You have the shift of balance here, which I think is a little interesting. The power of, how should I say, the knowledge class becomes an increasingly important asset in production.
G: Still, the market economy in Sweden is much different than the one in the U.S.
B: Yes, I would call it organized capitalism. It’s not that it’s not highly regulated, but it’s highly regulated in a way that will increase global competition. The social democratic countries like Sweden and Denmark are small countries. They know that their only possibility to prosper, and remain prosperous, is if their economies are globally competitive.
They also know that there is no way they would be able to compete with low wage countries in East Asia, so the only way they can compete is with high competence, innovation, creativity, and so on. What do they do? They put a phenomenal amount of money into human capital production, research, training, and early vocational training.

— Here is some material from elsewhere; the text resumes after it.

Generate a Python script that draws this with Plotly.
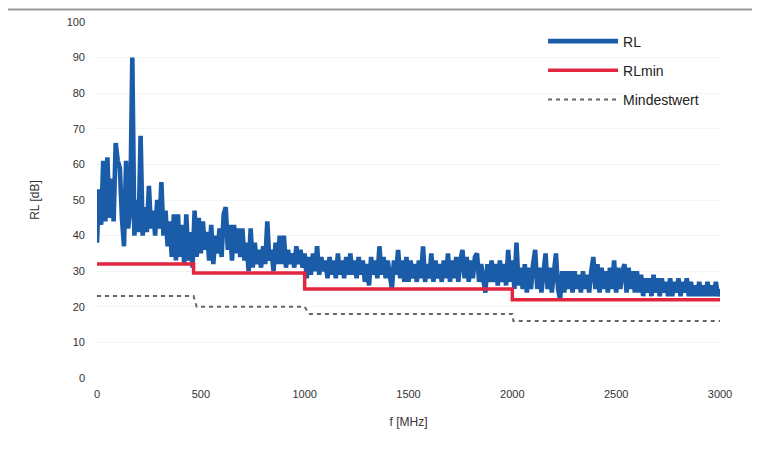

One of the best investments in these countries are the preschools, because it turns out that what happens during your first one, two, three, four years, cognitively, has huge importance. Preschool teachers in these countries, they have a three-year college education. It’s not babysitting, they are actually educated.
That is what they do. They’re not unregulated in any way, but regulations are always thought of as striving to achieve global competitiveness.
Solving a problem of collective action
G: So the idea is to combine market economy with welfare state?
B: There are various ways to think about the welfare state. One is to think about the welfare state as taking care of the poor in kind of an altruistic way. Another way to think about the welfare state is that it’s a power game, the left against the right and redistribution.
I have tried to launch a third way of thinking about the welfare state. You can think of it as solving a problem of collective action. In many areas—say, pensions, healthcare, unemployment insurance—markets, because of asymmetric information, will not deliver, or will deliver much more inefficiently.
There are, for example, no private insurance companies that would ensure your pensions against inflation. They cannot, it’s impossible. We know that, in healthcare, that markets tend to push to over‑billing and over‑treatment to a very high extent. That is what explains in large part why, in the U.S., healthcare expenditure is much higher than in Europe.
If you bring the middle class into the system in a way that provides reasonably good schools, free tuition, and reasonably good healthcare, they will be willing to pay taxes because it’s actually beneficial for them to have this taken out of their private market.
Through that, you will also provide these services to low-resource members of society. The best way to help the poor is not to talk about them, in the sense that you shouldn’t have special programs for poor people, because special programs for poor people become poor programs.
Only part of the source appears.